Source code of charts:
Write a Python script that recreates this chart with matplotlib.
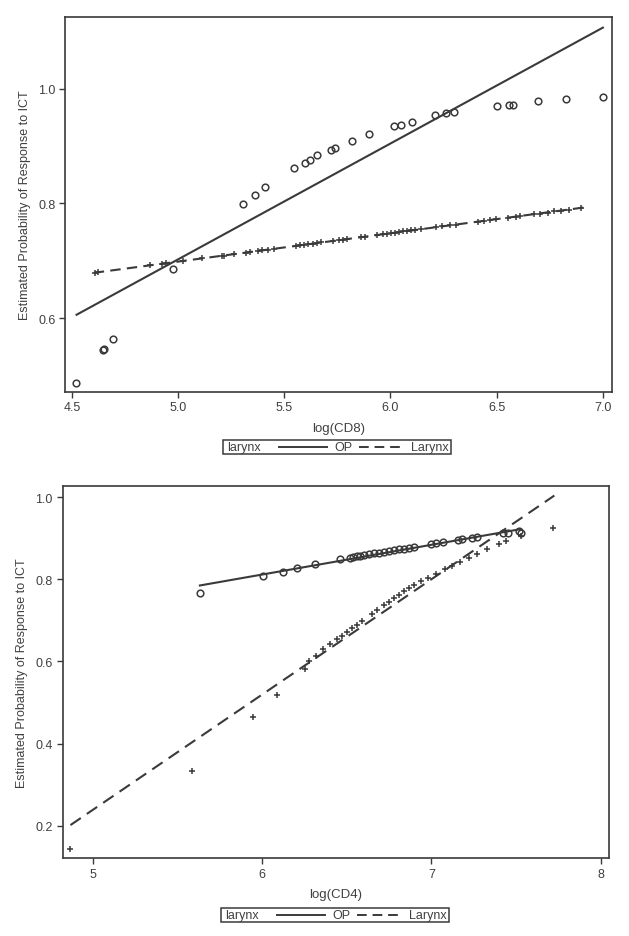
import matplotlib
matplotlib.use("Agg")
import matplotlib.pyplot as plt
from matplotlib.lines import Line2D
from matplotlib.patches import Rectangle

plt.rcParams['font.family'] = ['Liberation Sans', 'DejaVu Sans']

# ---------------- Top panel: log(CD8) ----------------
cd8_op_x = [4.518, 4.645, 4.650, 4.695, 4.974, 5.305, 5.360, 5.411, 5.546, 5.599,
            5.620, 5.656, 5.718, 5.740, 5.820, 5.898, 6.016, 6.050, 6.099, 6.208,
            6.260, 6.300, 6.502, 6.559, 6.575, 6.696, 6.827, 7.000]
cd8_op_y = [0.488, 0.545, 0.547, 0.564, 0.685, 0.799, 0.814, 0.828, 0.861, 0.871,
            0.875, 0.884, 0.893, 0.896, 0.909, 0.921, 0.934, 0.937, 0.942, 0.953,
            0.957, 0.959, 0.970, 0.972, 0.972, 0.978, 0.981, 0.986]
cd8_op_fit_x = [4.522, 7.000]
cd8_op_fit_y = [0.606, 1.106]

cd8_lar_x = [4.609, 4.625, 4.868, 4.923, 4.945, 5.025, 5.111, 5.206, 5.216, 5.263,
             5.320, 5.339, 5.377, 5.396, 5.424, 5.453, 5.557, 5.576, 5.595, 5.614,
             5.633, 5.652, 5.671, 5.728, 5.757, 5.776, 5.795, 5.861, 5.880, 5.937,
             5.965, 5.984, 6.003, 6.022, 6.041, 6.060, 6.079, 6.098, 6.117, 6.146,
             6.212, 6.241, 6.279, 6.307, 6.412, 6.440, 6.468, 6.497, 6.554, 6.592,
             6.611, 6.677, 6.706, 6.744, 6.772, 6.801, 6.839, 6.896]
cd8_lar_y = [0.679, 0.680, 0.692, 0.695, 0.696, 0.700, 0.704, 0.709, 0.709, 0.712,
             0.714, 0.715, 0.717, 0.718, 0.719, 0.721, 0.726, 0.727, 0.728, 0.729,
             0.730, 0.731, 0.732, 0.734, 0.736, 0.737, 0.738, 0.741, 0.742, 0.745,
             0.746, 0.747, 0.748, 0.749, 0.750, 0.751, 0.752, 0.753, 0.754, 0.755,
             0.758, 0.760, 0.762, 0.763, 0.768, 0.769, 0.771, 0.772, 0.775, 0.777,
             0.778, 0.781, 0.782, 0.784, 0.786, 0.787, 0.789, 0.792]
cd8_lar_fit_x = [4.603, 6.915]
cd8_lar_fit_y = [0.679, 0.793]

cd8_xticks = [4.5, 5.0, 5.5, 6.0, 6.5, 7.0]
cd8_xticklabels = ['4.5', '5.0', '5.5', '6.0', '6.5', '7.0']
cd8_yticks = [0.6, 0.8, 1.0]
cd8_yticklabels = ['0.6', '0.8', '1.0']

# ---------------- Bottom panel: log(CD4) ----------------
cd4_op_x = [5.633, 6.007, 6.121, 6.204, 6.312, 6.46, 6.52, 6.54, 6.56, 6.58, 6.60,
            6.63, 6.66, 6.69, 6.72, 6.75, 6.78, 6.81, 6.84, 6.87, 6.90, 7.00, 7.03,
            7.07, 7.16, 7.18, 7.24, 7.27, 7.42, 7.45, 7.52, 7.53]
cd4_op_y = [0.767, 0.809, 0.819, 0.827, 0.837, 0.849, 0.853, 0.855, 0.856, 0.858, 0.859,
            0.861, 0.863, 0.865, 0.867, 0.869, 0.871, 0.873, 0.875, 0.877, 0.879, 0.886, 0.888,
            0.890, 0.896, 0.897, 0.901, 0.903, 0.912, 0.914, 0.918, 0.912]
cd4_op_fit_x = [5.633, 7.524]
cd4_op_fit_y = [0.785, 0.922]

cd4_lar_x = [4.869, 5.586, 5.948, 6.090, 6.255, 6.28, 6.32, 6.36, 6.40, 6.44, 6.47,
             6.50, 6.53, 6.56, 6.59, 6.65, 6.68, 6.72, 6.75, 6.78, 6.81, 6.84, 6.87,
             6.90, 6.94, 6.98, 7.03, 7.08, 7.12, 7.17, 7.22, 7.27, 7.33, 7.40, 7.44,
             7.53, 7.72]
cd4_lar_y = [0.143, 0.332, 0.464, 0.519, 0.582, 0.600, 0.614, 0.630, 0.642, 0.654, 0.663,
             0.672, 0.681, 0.689, 0.698, 0.716, 0.726, 0.737, 0.745, 0.754, 0.763, 0.771, 0.778,
             0.786, 0.795, 0.804, 0.814, 0.824, 0.832, 0.842, 0.852, 0.862, 0.873, 0.886, 0.893,
             0.905, 0.925]
cd4_lar_fit_x = [4.869, 7.726]
cd4_lar_fit_y = [0.2015, 1.004]

cd4_xticks = [5, 6, 7, 8]
cd4_xticklabels = ['5', '6', '7', '8']
cd4_yticks = [0.2, 0.4, 0.6, 0.8, 1.0]
cd4_yticklabels = ['0.2', '0.4', '0.6', '0.8', '1.0']

legend_title = 'larynx'
legend_labels = ['OP', 'Larynx']
ylabel = 'Estimated Probability of Response to ICT'

INK = '#3a3a3a'
TXT = '#404040'
W, H = 629, 937

fig = plt.figure(figsize=(W / 100, H / 100), dpi=100)
fig.patch.set_facecolor('white')


def px_axes(l, t, r, b):
    return fig.add_axes([l / W, 1 - b / H, (r - l) / W, (b - t) / H])


def style(ax, xt, xtl, yt, ytl, xlim, ylim, xlabel):
    ax.set_xlim(*xlim)
    ax.set_ylim(*ylim)
    ax.set_xticks(xt)
    ax.set_xticklabels(xtl)
    ax.set_yticks(yt)
    ax.set_yticklabels(ytl)
    for s in ax.spines.values():
        s.set_color(INK)
        s.set_linewidth(1.2)
    ax.tick_params(direction='out', length=4, width=1.0, colors=INK,
                   labelsize=9, labelcolor=TXT, pad=3)
    ax.set_xlabel(xlabel, fontsize=9.5, color=TXT, labelpad=6)
    ax.set_ylabel(ylabel, fontsize=9, color=TXT, labelpad=5)


def draw_legend(left, top, bottom):
    h = bottom - top
    yc = 1 - (top + h / 2) / H
    fig.patches.append(Rectangle((left / W, 1 - bottom / H), 228 / W, h / H,
                                 transform=fig.transFigure, fill=False,
                                 edgecolor=INK, linewidth=1.1))
    fig.text((left + 4) / W, yc, legend_title, fontsize=9, color=TXT,
             va='center', ha='left')
    fig.lines.append(Line2D([(left + 56) / W, (left + 104) / W], [yc, yc],
                            transform=fig.transFigure, color=INK, lw=1.4))
    fig.text((left + 111) / W, yc, legend_labels[0], fontsize=9, color=TXT,
             va='center', ha='left')
    fig.lines.append(Line2D([(left + 136) / W, (left + 181) / W], [yc, yc],
                            transform=fig.transFigure, color=INK, lw=1.4,
                            dashes=(5, 3)))
    fig.text((left + 188) / W, yc, legend_labels[1], fontsize=9, color=TXT,
             va='center', ha='left')


# Top panel
ax1 = px_axes(65.3, 18.3, 612, 392.7)
ax1.plot(cd8_op_fit_x, cd8_op_fit_y, color=INK, lw=1.5)
ax1.plot(cd8_lar_fit_x, cd8_lar_fit_y, color=INK, lw=1.5, dashes=(5, 3))
ax1.plot(cd8_op_x, cd8_op_y, linestyle='none', marker='o', markersize=4.8,
         markerfacecolor='none', markeredgecolor=INK, markeredgewidth=1.1)
ax1.plot(cd8_lar_x, cd8_lar_y, linestyle='none', marker='+', markersize=5,
         markeredgecolor=INK, markeredgewidth=1.1)
style(ax1, cd8_xticks, cd8_xticklabels, cd8_yticks, cd8_yticklabels,
      (4.469, 7.043), (0.472, 1.124), 'log(CD8)')
draw_legend(223, 440.7, 455)

# Bottom panel
ax2 = px_axes(62.5, 486.7, 608.9, 859.3)
ax2.plot(cd4_op_fit_x, cd4_op_fit_y, color=INK, lw=1.5)
ax2.plot(cd4_lar_fit_x, cd4_lar_fit_y, color=INK, lw=1.5, dashes=(6, 3.5))
ax2.plot(cd4_op_x, cd4_op_y, linestyle='none', marker='o', markersize=4.8,
         markerfacecolor='none', markeredgecolor=INK, markeredgewidth=1.1)
ax2.plot(cd4_lar_x, cd4_lar_y, linestyle='none', marker='+', markersize=5,
         markeredgecolor=INK, markeredgewidth=1.1)
style(ax2, cd4_xticks, cd4_xticklabels, cd4_yticks, cd4_yticklabels,
      (4.822, 8.048), (0.1206, 1.028), 'log(CD4)')
draw_legend(221, 909, 922.7)

fig.savefig('out.png', dpi=100, facecolor='white')
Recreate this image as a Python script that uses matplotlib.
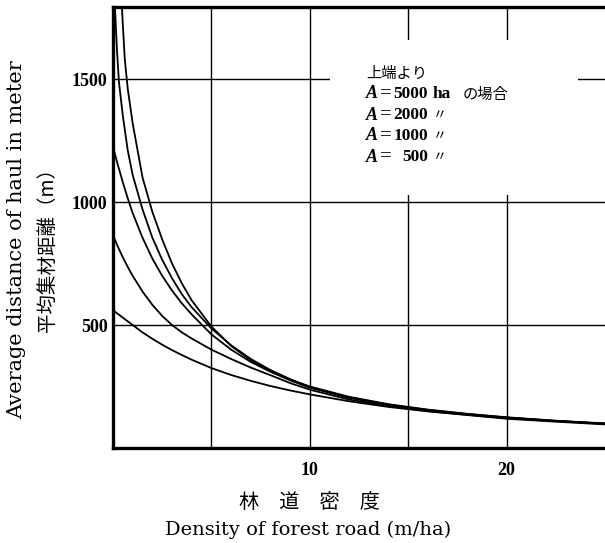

■ Problem description
Retype the records above word for word, from their first line through the line containing "cd8_op_fit_y = [0.606, 1.106]", and leave out every picture.

■ Response below
Write a Python script that recreates this chart with matplotlib.
import matplotlib
matplotlib.use("Agg")
import matplotlib.pyplot as plt
from matplotlib.lines import Line2D
from matplotlib.patches import Rectangle

plt.rcParams['font.family'] = ['Liberation Sans', 'DejaVu Sans']

# ---------------- Top panel: log(CD8) ----------------
cd8_op_x = [4.518, 4.645, 4.650, 4.695, 4.974, 5.305, 5.360, 5.411, 5.546, 5.599,
            5.620, 5.656, 5.718, 5.740, 5.820, 5.898, 6.016, 6.050, 6.099, 6.208,
            6.260, 6.300, 6.502, 6.559, 6.575, 6.696, 6.827, 7.000]
cd8_op_y = [0.488, 0.545, 0.547, 0.564, 0.685, 0.799, 0.814, 0.828, 0.861, 0.871,
            0.875, 0.884, 0.893, 0.896, 0.909, 0.921, 0.934, 0.937, 0.942, 0.953,
            0.957, 0.959, 0.970, 0.972, 0.972, 0.978, 0.981, 0.986]
cd8_op_fit_x = [4.522, 7.000]
cd8_op_fit_y = [0.606, 1.106]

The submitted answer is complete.